§ **Task details**
Your task is to reproduce, verbatim and without pictures, the lines from the opening of the listing through the line containing "const fmt = (v: number)".

§ **Data**
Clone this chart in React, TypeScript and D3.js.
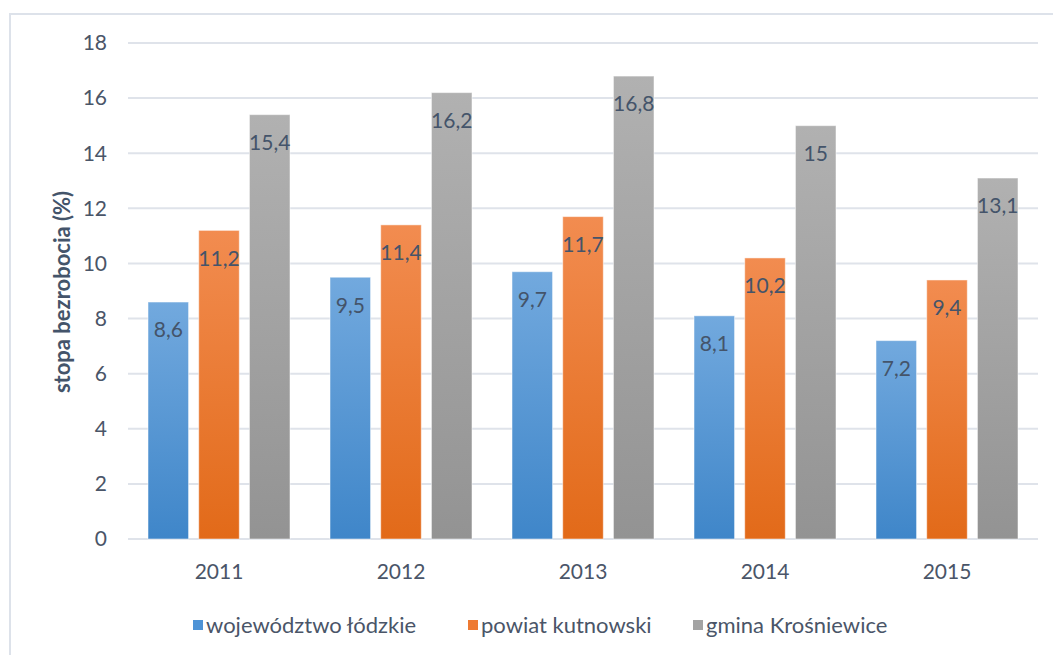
import React from "react";
import * as d3 from "d3";

const years = ["2011", "2012", "2013", "2014", "2015"];
const seriesNames = ["województwo łódzkie", "powiat kutnowski", "gmina Krośniewice"];
const wojewodztwo = [8.6, 9.5, 9.7, 8.1, 7.2];
const powiat = [11.2, 11.4, 11.7, 10.2, 9.4];
const gmina = [15.4, 16.2, 16.8, 15, 13.1];
const yTicks = [0, 2, 4, 6, 8, 10, 12, 14, 16, 18];

const seriesValues = [wojewodztwo, powiat, gmina];
const gradients = [
  { id: "gBlue", top: "#72a9de", bottom: "#3f86c9" },
  { id: "gOrange", top: "#f28c50", bottom: "#e26a19" },
  { id: "gGray", top: "#b1b1b1", bottom: "#939393" },
];
const legendColors = ["#4e93d6", "#ee7a32", "#a3a3a3"];

const W = 1053;
const H = 655;
const FONT = "Lato, 'Open Sans', sans-serif";

export default function App() {
  const x = d3.scaleBand<string>().domain(years).range([128, 1038]).paddingInner(0).paddingOuter(0);
  const y = d3.scaleLinear().domain([0, 18]).range([539, 43]);
  const inner = d3
    .scaleBand<number>()
    .domain([0, 1, 2])
    .range([20, x.bandwidth() - 20])
    .paddingInner(0.2);

  const fmt = (v: number) => String(v).replace(".", ",");

  return (
    <svg
      width={W}
      height={H}
      style={{ position: "absolute", left: 0, top: 0, background: "#fff" }}
    >
      <defs>
        {gradients.map((g) => (
          <linearGradient key={g.id} id={g.id} x1="0" y1="0" x2="0" y2="1">
            <stop offset="0%" stopColor={g.top} />
            <stop offset="100%" stopColor={g.bottom} />
          </linearGradient>
        ))}
      </defs>
      <rect x={10} y={14} width={W + 20} height={H + 20} fill="#fff" stroke="#dde2ea" strokeWidth={2} />
      {yTicks.map((t) => (
        <g key={t}>
          <line x1={128} x2={1038} y1={y(t)} y2={y(t)} stroke="#dfe3ea" strokeWidth={2} />
          <text
            x={107}
            y={y(t)}
            dy="0.35em"
            textAnchor="end"
            fontFamily={FONT}
            fontSize={21}
            fill="#4a5568"
          >
            {t}
          </text>
        </g>
      ))}
      {years.map((yr, i) => (
        <g key={yr} transform={`translate(${x(yr)},0)`}>
          {seriesValues.map((vals, s) => {
            const bx = inner(s)!;
            const bw = inner.bandwidth();
            const top = y(vals[i]);
            return (
              <g key={s}>
                <rect
                  x={bx}
                  y={top}
                  width={bw}
                  height={y(0) - top}
                  fill={`url(#${gradients[s].id})`}
                  stroke="#ffffff"
                  strokeOpacity={0.5}
                  strokeWidth={1}
                />
                <text
                  x={bx + bw / 2}
                  y={top + 28}
                  dy="0.35em"
                  textAnchor="middle"
                  fontFamily={FONT}
                  fontSize={21}
                  fill="#44546a"
                >
                  {fmt(vals[i])}
                </text>
              </g>
            );
          })}
          <text
            x={x.bandwidth() / 2}
            y={572}
            dy="0.35em"
            textAnchor="middle"
            fontFamily={FONT}
            fontSize={21}
            fill="#4a5568"
          >
            {yr}
          </text>
        </g>
      ))}
      <text
        transform="translate(62,292) rotate(-90)"
        textAnchor="middle"
        dy="0.35em"
        fontFamily={FONT}
        fontSize={22}
        fontWeight="bold"
        fill="#44546a"
      >
        stopa bezrobocia (%)
      </text>
      {seriesNames.map((n, s) => {
        const lx = [193, 468, 693][s];
        return (
          <g key={n}>
            <rect x={lx} y={620} width={10} height={10} fill={legendColors[s]} />
            <text
              x={lx + 13}
              y={625}
              dy="0.35em"
              fontFamily={FONT}
              fontSize={22}
              fill="#4a5568"
            >
              {n}
            </text>
          </g>
        );
      })}
    </svg>
  );
}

§ **Task response**
Clone this chart in React, TypeScript and D3.js.
import React from "react";
import * as d3 from "d3";

const years = ["2011", "2012", "2013", "2014", "2015"];
const seriesNames = ["województwo łódzkie", "powiat kutnowski", "gmina Krośniewice"];
const wojewodztwo = [8.6, 9.5, 9.7, 8.1, 7.2];
const powiat = [11.2, 11.4, 11.7, 10.2, 9.4];
const gmina = [15.4, 16.2, 16.8, 15, 13.1];
const yTicks = [0, 2, 4, 6, 8, 10, 12, 14, 16, 18];

const seriesValues = [wojewodztwo, powiat, gmina];
const gradients = [
  { id: "gBlue", top: "#72a9de", bottom: "#3f86c9" },
  { id: "gOrange", top: "#f28c50", bottom: "#e26a19" },
  { id: "gGray", top: "#b1b1b1", bottom: "#939393" },
];
const legendColors = ["#4e93d6", "#ee7a32", "#a3a3a3"];

const W = 1053;
const H = 655;
const FONT = "Lato, 'Open Sans', sans-serif";

export default function App() {
  const x = d3.scaleBand<string>().domain(years).range([128, 1038]).paddingInner(0).paddingOuter(0);
  const y = d3.scaleLinear().domain([0, 18]).range([539, 43]);
  const inner = d3
    .scaleBand<number>()
    .domain([0, 1, 2])
    .range([20, x.bandwidth() - 20])
    .paddingInner(0.2);

  const fmt = (v: number) => String(v).replace(".", ",");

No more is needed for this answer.